* Directions for this task
Copy out all of the data exactly as it appears.

* Data section
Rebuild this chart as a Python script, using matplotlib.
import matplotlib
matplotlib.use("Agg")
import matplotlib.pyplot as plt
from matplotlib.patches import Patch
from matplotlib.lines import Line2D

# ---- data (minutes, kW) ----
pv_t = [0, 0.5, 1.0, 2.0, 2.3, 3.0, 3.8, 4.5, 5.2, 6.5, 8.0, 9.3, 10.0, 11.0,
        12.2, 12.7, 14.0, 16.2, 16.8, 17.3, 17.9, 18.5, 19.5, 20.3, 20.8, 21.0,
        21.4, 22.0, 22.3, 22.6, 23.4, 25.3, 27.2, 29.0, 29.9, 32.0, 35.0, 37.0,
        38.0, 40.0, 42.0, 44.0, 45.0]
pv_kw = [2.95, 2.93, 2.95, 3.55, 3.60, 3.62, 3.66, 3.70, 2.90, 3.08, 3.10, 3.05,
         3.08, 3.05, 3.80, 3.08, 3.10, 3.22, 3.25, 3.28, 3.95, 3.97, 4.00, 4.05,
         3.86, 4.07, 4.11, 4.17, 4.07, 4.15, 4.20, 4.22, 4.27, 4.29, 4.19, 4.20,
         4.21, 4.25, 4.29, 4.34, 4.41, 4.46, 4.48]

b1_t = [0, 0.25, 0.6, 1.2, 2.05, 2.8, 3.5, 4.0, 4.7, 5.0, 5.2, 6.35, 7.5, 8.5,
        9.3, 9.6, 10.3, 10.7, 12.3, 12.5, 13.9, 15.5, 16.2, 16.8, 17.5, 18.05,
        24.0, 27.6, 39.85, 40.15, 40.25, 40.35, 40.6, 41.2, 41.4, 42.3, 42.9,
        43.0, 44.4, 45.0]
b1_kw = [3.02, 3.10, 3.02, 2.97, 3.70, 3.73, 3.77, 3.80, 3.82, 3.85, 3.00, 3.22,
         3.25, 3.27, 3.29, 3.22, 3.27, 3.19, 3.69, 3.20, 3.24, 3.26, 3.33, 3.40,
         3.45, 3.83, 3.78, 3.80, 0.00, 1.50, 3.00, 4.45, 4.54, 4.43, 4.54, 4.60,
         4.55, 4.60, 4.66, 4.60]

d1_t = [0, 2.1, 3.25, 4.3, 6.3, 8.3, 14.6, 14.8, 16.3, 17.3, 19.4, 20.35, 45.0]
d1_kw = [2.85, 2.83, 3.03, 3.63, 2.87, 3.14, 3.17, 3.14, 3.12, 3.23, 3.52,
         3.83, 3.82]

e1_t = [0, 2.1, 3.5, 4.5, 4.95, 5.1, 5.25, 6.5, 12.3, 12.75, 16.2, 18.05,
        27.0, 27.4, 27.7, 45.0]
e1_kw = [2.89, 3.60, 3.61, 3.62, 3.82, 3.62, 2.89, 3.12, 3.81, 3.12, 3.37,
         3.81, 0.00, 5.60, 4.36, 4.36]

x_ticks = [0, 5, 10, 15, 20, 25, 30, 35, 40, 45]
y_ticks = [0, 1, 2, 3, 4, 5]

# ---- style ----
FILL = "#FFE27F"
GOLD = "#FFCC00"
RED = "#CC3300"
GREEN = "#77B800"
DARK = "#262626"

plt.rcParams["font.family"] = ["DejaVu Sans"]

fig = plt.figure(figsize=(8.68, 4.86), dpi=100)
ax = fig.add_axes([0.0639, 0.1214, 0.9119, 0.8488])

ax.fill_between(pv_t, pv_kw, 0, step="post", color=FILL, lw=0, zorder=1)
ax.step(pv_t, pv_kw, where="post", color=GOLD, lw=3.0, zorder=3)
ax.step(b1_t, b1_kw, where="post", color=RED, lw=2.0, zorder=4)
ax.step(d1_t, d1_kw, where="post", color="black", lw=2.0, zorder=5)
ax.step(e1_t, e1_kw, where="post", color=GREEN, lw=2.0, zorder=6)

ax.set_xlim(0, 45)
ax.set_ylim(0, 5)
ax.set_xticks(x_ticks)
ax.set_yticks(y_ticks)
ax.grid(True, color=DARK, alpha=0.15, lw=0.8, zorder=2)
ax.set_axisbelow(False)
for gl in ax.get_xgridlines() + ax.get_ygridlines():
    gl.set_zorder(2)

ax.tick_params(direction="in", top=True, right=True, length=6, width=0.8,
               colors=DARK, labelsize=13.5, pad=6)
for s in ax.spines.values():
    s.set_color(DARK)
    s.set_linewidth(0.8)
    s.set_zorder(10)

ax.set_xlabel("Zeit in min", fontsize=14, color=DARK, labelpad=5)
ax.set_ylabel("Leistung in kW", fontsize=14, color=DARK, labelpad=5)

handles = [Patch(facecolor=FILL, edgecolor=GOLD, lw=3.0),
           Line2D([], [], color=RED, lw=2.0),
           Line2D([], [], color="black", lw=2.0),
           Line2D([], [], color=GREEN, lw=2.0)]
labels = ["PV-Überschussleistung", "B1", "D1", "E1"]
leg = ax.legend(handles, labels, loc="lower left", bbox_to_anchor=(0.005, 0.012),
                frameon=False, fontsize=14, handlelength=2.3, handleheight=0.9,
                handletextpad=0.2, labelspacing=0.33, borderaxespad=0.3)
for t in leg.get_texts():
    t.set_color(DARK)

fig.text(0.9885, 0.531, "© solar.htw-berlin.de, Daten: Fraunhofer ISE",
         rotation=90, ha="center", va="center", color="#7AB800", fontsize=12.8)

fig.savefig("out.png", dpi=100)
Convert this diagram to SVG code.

* Reply to the task
Rebuild this chart as a Python script, using matplotlib.
import matplotlib
matplotlib.use("Agg")
import matplotlib.pyplot as plt
from matplotlib.patches import Patch
from matplotlib.lines import Line2D

# ---- data (minutes, kW) ----
pv_t = [0, 0.5, 1.0, 2.0, 2.3, 3.0, 3.8, 4.5, 5.2, 6.5, 8.0, 9.3, 10.0, 11.0,
        12.2, 12.7, 14.0, 16.2, 16.8, 17.3, 17.9, 18.5, 19.5, 20.3, 20.8, 21.0,
        21.4, 22.0, 22.3, 22.6, 23.4, 25.3, 27.2, 29.0, 29.9, 32.0, 35.0, 37.0,
        38.0, 40.0, 42.0, 44.0, 45.0]
pv_kw = [2.95, 2.93, 2.95, 3.55, 3.60, 3.62, 3.66, 3.70, 2.90, 3.08, 3.10, 3.05,
         3.08, 3.05, 3.80, 3.08, 3.10, 3.22, 3.25, 3.28, 3.95, 3.97, 4.00, 4.05,
         3.86, 4.07, 4.11, 4.17, 4.07, 4.15, 4.20, 4.22, 4.27, 4.29, 4.19, 4.20,
         4.21, 4.25, 4.29, 4.34, 4.41, 4.46, 4.48]

b1_t = [0, 0.25, 0.6, 1.2, 2.05, 2.8, 3.5, 4.0, 4.7, 5.0, 5.2, 6.35, 7.5, 8.5,
        9.3, 9.6, 10.3, 10.7, 12.3, 12.5, 13.9, 15.5, 16.2, 16.8, 17.5, 18.05,
        24.0, 27.6, 39.85, 40.15, 40.25, 40.35, 40.6, 41.2, 41.4, 42.3, 42.9,
        43.0, 44.4, 45.0]
b1_kw = [3.02, 3.10, 3.02, 2.97, 3.70, 3.73, 3.77, 3.80, 3.82, 3.85, 3.00, 3.22,
         3.25, 3.27, 3.29, 3.22, 3.27, 3.19, 3.69, 3.20, 3.24, 3.26, 3.33, 3.40,
         3.45, 3.83, 3.78, 3.80, 0.00, 1.50, 3.00, 4.45, 4.54, 4.43, 4.54, 4.60,
         4.55, 4.60, 4.66, 4.60]

d1_t = [0, 2.1, 3.25, 4.3, 6.3, 8.3, 14.6, 14.8, 16.3, 17.3, 19.4, 20.35, 45.0]
d1_kw = [2.85, 2.83, 3.03, 3.63, 2.87, 3.14, 3.17, 3.14, 3.12, 3.23, 3.52,
         3.83, 3.82]

e1_t = [0, 2.1, 3.5, 4.5, 4.95, 5.1, 5.25, 6.5, 12.3, 12.75, 16.2, 18.05,
        27.0, 27.4, 27.7, 45.0]
e1_kw = [2.89, 3.60, 3.61, 3.62, 3.82, 3.62, 2.89, 3.12, 3.81, 3.12, 3.37,
         3.81, 0.00, 5.60, 4.36, 4.36]

x_ticks = [0, 5, 10, 15, 20, 25, 30, 35, 40, 45]
y_ticks = [0, 1, 2, 3, 4, 5]

# ---- style ----
FILL = "#FFE27F"
GOLD = "#FFCC00"
RED = "#CC3300"
GREEN = "#77B800"
DARK = "#262626"

plt.rcParams["font.family"] = ["DejaVu Sans"]

fig = plt.figure(figsize=(8.68, 4.86), dpi=100)
ax = fig.add_axes([0.0639, 0.1214, 0.9119, 0.8488])

ax.fill_between(pv_t, pv_kw, 0, step="post", color=FILL, lw=0, zorder=1)
ax.step(pv_t, pv_kw, where="post", color=GOLD, lw=3.0, zorder=3)
ax.step(b1_t, b1_kw, where="post", color=RED, lw=2.0, zorder=4)
ax.step(d1_t, d1_kw, where="post", color="black", lw=2.0, zorder=5)
ax.step(e1_t, e1_kw, where="post", color=GREEN, lw=2.0, zorder=6)

ax.set_xlim(0, 45)
ax.set_ylim(0, 5)
ax.set_xticks(x_ticks)
ax.set_yticks(y_ticks)
ax.grid(True, color=DARK, alpha=0.15, lw=0.8, zorder=2)
ax.set_axisbelow(False)
for gl in ax.get_xgridlines() + ax.get_ygridlines():
    gl.set_zorder(2)

ax.tick_params(direction="in", top=True, right=True, length=6, width=0.8,
               colors=DARK, labelsize=13.5, pad=6)
for s in ax.spines.values():
    s.set_color(DARK)
    s.set_linewidth(0.8)
    s.set_zorder(10)

ax.set_xlabel("Zeit in min", fontsize=14, color=DARK, labelpad=5)
ax.set_ylabel("Leistung in kW", fontsize=14, color=DARK, labelpad=5)

handles = [Patch(facecolor=FILL, edgecolor=GOLD, lw=3.0),
           Line2D([], [], color=RED, lw=2.0),
           Line2D([], [], color="black", lw=2.0),
           Line2D([], [], color=GREEN, lw=2.0)]
labels = ["PV-Überschussleistung", "B1", "D1", "E1"]
leg = ax.legend(handles, labels, loc="lower left", bbox_to_anchor=(0.005, 0.012),
                frameon=False, fontsize=14, handlelength=2.3, handleheight=0.9,
                handletextpad=0.2, labelspacing=0.33, borderaxespad=0.3)
for t in leg.get_texts():
    t.set_color(DARK)

fig.text(0.9885, 0.531, "© solar.htw-berlin.de, Daten: Fraunhofer ISE",
         rotation=90, ha="center", va="center", color="#7AB800", fontsize=12.8)

fig.savefig("out.png", dpi=100)
Convert this diagram to SVG code.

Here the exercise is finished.